In order to start getting acquainted with this component from my personal experience I would recommend the following resources:

Form high level perspective Oozie framework consist of a number of components which are responsible for keeping and managing the batch-based workflows. A single workflow represents a multistage Hadoop job organized into directed acyclic graph which is executed step by step. This concept is similar to other Hadoop processing solutions like Hive or Spark. But if these frameworks work in scope of their own processes, Oozie allows to build cross-process workflows where every step could be executed within different Hadoop component. For example you can have a Hive query on the start followed by Spark action and some email notification at the end. But apart from that these steps could be scheduled on some periodical bases and this is another important feature of Oozie framework. That is why I usually divide this product into two logical parts:

  • Workflow organization – responsible for the definition of actual workflow
  • Workflow coordination – responsible for the scheduling of the job on periodical bases

In combination these pieces form a single Oozie application. A set of such applications can be grouped into collection called Oozie Bundle. Usually every workflow in bundle depends on the execution of other workflows and the output data of the first can be an input data for the next.

Oozie Application Design

From technical perspective Oozie is represented by a number of components which allow clients to submit their applications and track their execution state:

  • Oozie Web Server – server application running as common Tomcat container. It is responsible for interactions with the client applications, persistence of workflows, their scheduling and execution. Usually server is represented by single file oozie.war which contains all required dependencies inside
  • Oozie DB – behind the scene Oozie uses relational DB to persist all the data about users workflows and their state. Usually MySql and Postgres are used for this purpose, but other options like Oracle or Derby are supported as well.
  • Client application – Oozie provides a set client APIs for working with the service. In most cases operations are limited with submitting the workflows and getting the information about their execution. The most simple way of doing this is through native Oozie CLI directly from shell.

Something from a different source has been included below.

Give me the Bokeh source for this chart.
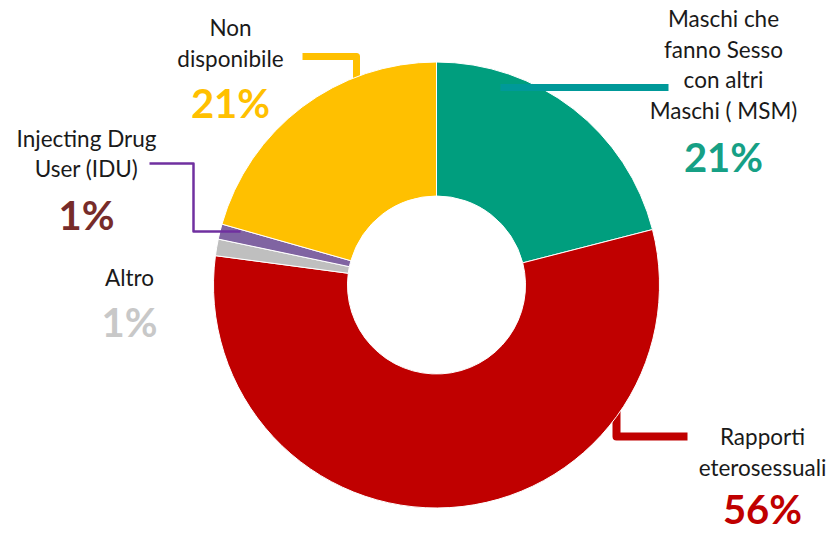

Apart from that Oozie provides RESTful API which can be used for writing custom applications. For Java developers there is an option to access Oozie through Java client API which is a wrapper upon original Web RESTful API

The following diagram shows Oozie high level overall design:

Oozie.png

Diagram 1. – Oozie overall design

As I’ve mentioned earlier Oozie works in terms of applications. Typical application consist a number of files where users has to properly describe all required properties. Here is the description of these files and their role:

  • workflow.xml – contains actual definition of Oozie job which is represented by an XML with a number of action nodes that describe the steps of the workflow. File has Start node and Finish node. Between them there could be a number of action nodes which could refer to different operations in external services. Oozie supports Hive, Hive2, Pig, MapReduce, Spark, Sqoop, Email, SSH, DistCP  and Shell actions. Apart from that users can create Custom actions with some specific logic. These actions could be additionally decorated with conditional and aggregation logic through fork and join nodes. Here is an example of typical workflow:Oozie_workflow.png
  • coordinator.xml – contains the scheduling configuration of the workflow – Start Date, Frequency and End Date. The frequency parameter supports well-known for Linux users Cron syntax and I usually use this online resource to pick the correct value. Oozie application could be scheduled without coordinator file which would mean that the job would be executed only once. The job with coordinator file called Coordinator job
  • bundle.xml – contains the configuration about the the aggregation of collection of coordinator jobs into a single workflow. Used for some complicated scenarios which I personally didn’t met on practice
  • job.properties – contains a set of variables which define different properties of the job like the address of NameNode, HiveServer2 ODBC connection string or physical location of the application files in the file system. User can define custom variables in this file and use them within the application workflow file. For example you can have different job.properties files per Development, Testing and Production environment, while at the same time a single workflow file
  • other files – application could use some other files like Hive queries, Python scripts or MapReduce jar files which would be consumed by the application workflow actions

Unfortunately at this stage there is no way to manage these files through some sort of UI where you can create applications using handy Drag-n-Drop operations. From my point of view that is the biggest issue in working with this product as developers and operation specialists have to manually create and manage these XML files in pair with other definitions of the job instead of direct interactions through UI-based tool. But still the benefits which you can gain for these efforts are really great.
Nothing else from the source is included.